Den Abschluss der CD bildet „Land’s End“ (2015), das vom Sydney Symphony Orchestra uraufgeführt wurde und für das sich seither Brett Dean mit dem BBC Symphony und dem Adelaide Symphony Orchestra nachdrücklich einsetzt. Das elfminütige Werk ist von der australischen Landschaft inspiriert, in der Illean aufgewachsen ist. Seine Atmosphäre ist der Künstlerin Vija Celmins und ihren seriellen „Neubeschreibungen“ von Fotografien in Graphit, Farbe und Tinte zu verdanken. Hohe, zerbrechliche Streicher glitzern, gedämpfte Blechbläser murmeln, Schlagzeuger berühren kaum ihre Instrumente. Die Ruhe des Stücks eröffnet dem Publikum einen Raum, in dem die Wahrnehmung ebensosehr im Zuhörer selbst geschieht wie in den von Illean geschaffenen Klängen. Dieselbe Landschaft inspirierte 2017 „Januaries“ für Ensemble, das unter anderem vom Philharmonia Orchestra, der Birmingham Contemporary Music Group und der London Sinfonietta aufgeführt wurde.

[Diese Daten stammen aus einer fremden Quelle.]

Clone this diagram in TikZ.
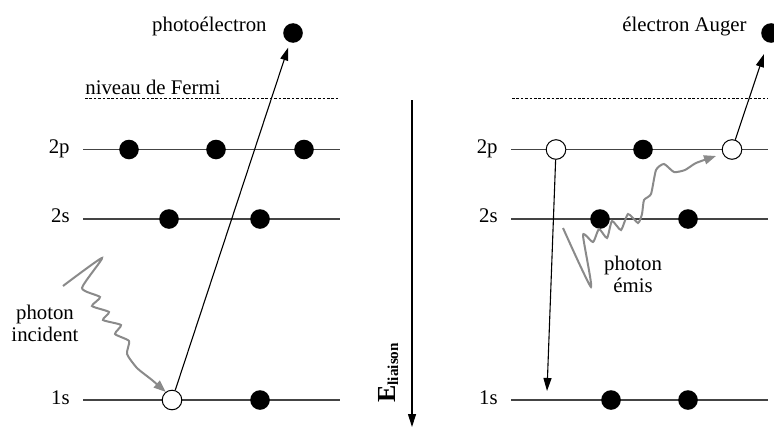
\documentclass[tikz,border=0pt]{standalone}
\usepackage{fontspec}
\setmainfont{Liberation Serif}
\usetikzlibrary{arrows.meta}
\definecolor{augerLine}{HTML}{444444}
\definecolor{augerPhoton}{HTML}{8A8A8A}
\tikzset{
  augerfig/.style={
    x=0.5pt, y=-0.5pt,
    every node/.append style={font=\fontsize{10.4}{11}\selectfont},
    >={Triangle[length=6.5pt, width=4pt]},
  },
  levelline/.style={draw=augerLine, line width=0.55pt},
  fermiline/.style={draw=black, line width=0.5pt, dash pattern=on 1.3pt off 0.9pt},
  electron/.style={circle, fill=black, inner sep=0pt, minimum size=9.8pt},
  hole/.style={electron, draw=black, fill=white, line width=0.5pt},
  % transitions electroniques : fleche noire fine
  jump/.style={draw=black, line width=0.55pt, ->},
  photon/.style={draw=augerPhoton, line width=1pt, ->,
    >={Triangle[length=6pt, width=4.5pt]}},
  levellabel/.style={anchor=base east, inner sep=0pt},
}
\begin{document}
\begin{tikzpicture}[augerfig]
  \useasboundingbox (0,0) rectangle (774,428);

  % photoemission
  \draw[fermiline] (85,98.5) -- (340,98.5);
  \draw[levelline] (83,149.5) -- (340,149.5);
  \draw[levelline] (83,219) -- (340,219);
  \draw[levelline] (83,400) -- (340,400);
  \node[anchor=base west, inner sep=0pt] (fermiL) at (85,94) {niveau de Fermi};
  \node[levellabel] (lab2pL) at (70,153) {2p};
  \node[levellabel] (lab2sL) at (70,222.5) {2s};
  \node[levellabel] (lab1sL) at (70,404) {1s};
  \node[electron] (pL1) at (129,149.5) {};
  \node[electron] (pL2) at (216,149.5) {};
  \node[electron] (pL3) at (304,149.5) {};
  \node[electron] (sL1) at (169,219) {};
  \node[electron] (sL2) at (260,219) {};
  \node[hole] (holeL) at (172,400) {};
  \node[electron] (kL2) at (260,400) {};
  \node[electron] (photoEl) at (293,33) {};
  \node[anchor=base east, inner sep=0pt] (photoElLab) at (267,31) {photoélectron};
  \draw[jump, shorten >=2.5pt] (holeL) -- (photoEl);
  \node[align=center, anchor=north, inner sep=0pt] (incLab) at (45,305) {photon\\incident};
  \draw[photon] plot[smooth, tension=0.35] coordinates {(63,286) (102,258) (82,288)
    (100,297) (92,306) (109,312) (103,320) (121,325) (115,334) (129,341)
    (127,354) (137,368) (152,380) (holeL.128)};

  % axe energie de liaison
  \coordinate (axisTop) at (412,100);
  \coordinate (axisEnd) at (412,427);
  \draw[jump] (axisTop) -- (axisEnd);
  \node[rotate=90, anchor=base west, inner sep=0pt] (axisLab) at (395,403)
    {{\fontsize{13}{14}\selectfont\bfseries E}\raisebox{-1.5pt}{\fontsize{7.6}{8}\selectfont\bfseries liaison}};

  % effet Auger
  \draw[fermiline] (512,98.5) -- (768,98.5);
  \draw[levelline] (511,149.5) -- (768,149.5);
  \draw[levelline] (511,219) -- (768,219);
  \draw[levelline] (511,400) -- (768,400);
  \node[levellabel] (lab2pR) at (498,153) {2p};
  \node[levellabel] (lab2sR) at (498,222.5) {2s};
  \node[levellabel] (lab1sR) at (498,404) {1s};
  \node[hole] (holeR1) at (556,149.5) {};
  \node[electron] (pR2) at (643,149.5) {};
  \node[hole] (holeR2) at (732,149.5) {};
  \node[electron] (sR1) at (600,219) {};
  \node[electron] (sR2) at (688,219) {};
  \node[electron] (kR1) at (611,400) {};
  \node[electron] (kR2) at (688,400) {};
  \node[electron] (augerEl) at (771,33) {};
  \node[anchor=base east, inner sep=0pt] (augerLab) at (747,31) {électron Auger};
  \coordinate (fallEnd) at (547,391);
  \draw[jump] (holeR1) -- (fallEnd);
  \draw[jump, shorten >=6pt] (holeR2) -- (augerEl);
  \coordinate (emisTip) at (716,156);
  \draw[photon] plot[smooth, tension=0.35] coordinates {(563,228) (591,287) (583,235)
    (593,242) (599,229) (607,238) (612,221) (621,230) (628,214) (638,223)
    (642,214) (644,200) (651,194) (656,170) (664,164) (674,172) (685,170)
    (696,163) (emisTip)};
  \node[align=center, anchor=north, inner sep=0pt] (emisLab) at (633,256) {photon\\émis};
\end{tikzpicture}
\end{document}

Am 25. Oktober wird Cédric Tiberghien Lisa Illeans „Sonata in ten parts“ für Klavier in der Londoner Wigmore Hall uraufführen. Das neue Werk von etwa 20 Minuten Dauer ist ein Begleitstück zu Beethovens Diabelli-Variationen. Jeder der zehn Teile ist eine Ausarbeitung von Momenten – oft nur ein oder zwei Takte – in Beethovens Zyklus, aus denen Illean neue Schichten und Muster entwickelt, indem sie disparate Ausgangspunkte zusammenzwingt, um eine nächtliche Atmosphäre zu schaffen. Zu ihren künftigen Projekten gehört eine dritte Fortsetzung der „Tiding“-Reihe für das Ensemble Nikel.